On a bus, in England, if you wish to get off at the next stop, then you press a button and the driver is alerted to this fact. When you press the button a ding noise is heard quite clearly, and a sign very clearly seen througout the bus lights up, saying 'STOPPING'. In big letters like that.

Why, oh why, oh why then do people continue to press the button when it has already been done? When approaching a bus stop it can sound like a pinball machine, the amount of pinging that is going on.


Really, I think I'm upset that so many people don't seem to be aware of their surroundings. Going through life oblivious of the details.

Friday, March 10, 2006

Badly-designed disabled toilets

The only seat left on the train was the one next to the badly-designed disabled toilets. Badly designed? Yes, very. The door opens and closes electronically at a pace that tears at the soul. So you step in side and press the close button. And wait, whilst people stare at you, as the door creaks and creeps shut. Most people at this point get frustrated and foolishly try to press the lock button before the door has fully closed. This is a mistake. If you do this then the door finally closes and then starts to open again. Then you must then wait for it to fully open, and press close again and repeat the process.

Damn thing.

Anyway, this particular toilet was obviously out of order (all too common, that) and had been flashing as occupied since I got on about 30 minutes ago.

Now arrives the tall, lanky drunken man. He jabs at the button several times. Nothing happens. He goes to the other button round the side and jabs that too. Nothing.

He starts to hop from foot to foot. 'Shit, shit shit.' He mutters, and jabs the button again.

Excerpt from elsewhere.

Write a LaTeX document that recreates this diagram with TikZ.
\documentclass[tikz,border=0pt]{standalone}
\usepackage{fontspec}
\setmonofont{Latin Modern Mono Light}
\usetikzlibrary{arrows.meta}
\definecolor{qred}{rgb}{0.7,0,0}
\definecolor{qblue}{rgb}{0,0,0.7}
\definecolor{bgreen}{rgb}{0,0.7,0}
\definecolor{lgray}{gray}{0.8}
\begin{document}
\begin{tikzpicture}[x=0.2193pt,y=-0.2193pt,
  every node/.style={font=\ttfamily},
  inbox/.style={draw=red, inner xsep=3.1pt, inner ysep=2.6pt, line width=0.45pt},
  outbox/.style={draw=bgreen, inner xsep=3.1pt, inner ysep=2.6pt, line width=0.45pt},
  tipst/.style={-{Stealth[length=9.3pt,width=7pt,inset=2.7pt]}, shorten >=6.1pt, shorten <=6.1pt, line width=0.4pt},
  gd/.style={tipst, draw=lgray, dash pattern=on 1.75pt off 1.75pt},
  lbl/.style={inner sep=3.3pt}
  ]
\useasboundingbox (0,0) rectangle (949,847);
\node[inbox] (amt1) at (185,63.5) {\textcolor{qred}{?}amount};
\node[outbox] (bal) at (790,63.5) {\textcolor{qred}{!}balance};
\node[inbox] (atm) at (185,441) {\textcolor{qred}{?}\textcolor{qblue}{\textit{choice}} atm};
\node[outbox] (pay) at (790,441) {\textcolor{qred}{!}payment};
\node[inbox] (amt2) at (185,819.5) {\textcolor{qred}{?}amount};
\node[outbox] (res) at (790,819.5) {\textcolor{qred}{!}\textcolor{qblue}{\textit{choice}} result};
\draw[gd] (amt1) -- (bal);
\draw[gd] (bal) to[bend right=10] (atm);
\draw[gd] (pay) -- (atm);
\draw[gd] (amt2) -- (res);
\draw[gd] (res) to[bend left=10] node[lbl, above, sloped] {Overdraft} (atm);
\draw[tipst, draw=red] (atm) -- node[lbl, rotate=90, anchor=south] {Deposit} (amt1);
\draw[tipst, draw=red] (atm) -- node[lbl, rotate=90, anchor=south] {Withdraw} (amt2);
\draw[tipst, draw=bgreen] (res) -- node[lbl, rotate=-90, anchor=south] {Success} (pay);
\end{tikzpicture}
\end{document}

'I think it's out of order,' I say, causing him to whirl around and stare at me madly, jiggling.

After staring at me for a while he starts to jab the button again. He is making sobbing noises now and holding his penis like a little boy. He stood in full view, cursing, sobbing, jiggling and massaging his packet for some minutes. The door didn't open.

Eventually, he limped off to the next carriage.

Croydon Knife Crimes?

On my way home last night I passed through Croydon train station where the police had blocked off all the platform exits and erected large scanning devices of the kind more normally (for now) seen in airports. A sign nearby proclaimed that they were making my journey safer by checking that people travelling on the train with me aren't carrying anything nasty. Like knives.

I passed by without being hassled, but on an impulse turned around and approached two police nearby.

'What's the law concerning carrying penknives then?' I ask.

They squint at me, obviously thinking, he's got a knife!

'Two point, what is it?' Says one.

'Two point seven, I think?' Says cop number two.

I assume they are talking size of blade, and inches. But they don't know for sure, which is worrying.

'Unless it locks.' Says cop 1.

'Yes, unless it locks.' Parrots cop 2.

'Ah, I say,' pulling out my small locking penknife. They stare at it, as if it is a bomb.

'This is small,' I continue, '...but locks. So I can't carry it then?'

'No.' Says cop 1.

'You shouldn't have it.' Says cop 2. Cop 2 looks like she wants to take my knife away.

'So,' I say, putting it back in my pocket, 'I'll just take it home and not carry it again, eh?'

They stare at me as I walk backwards and escape.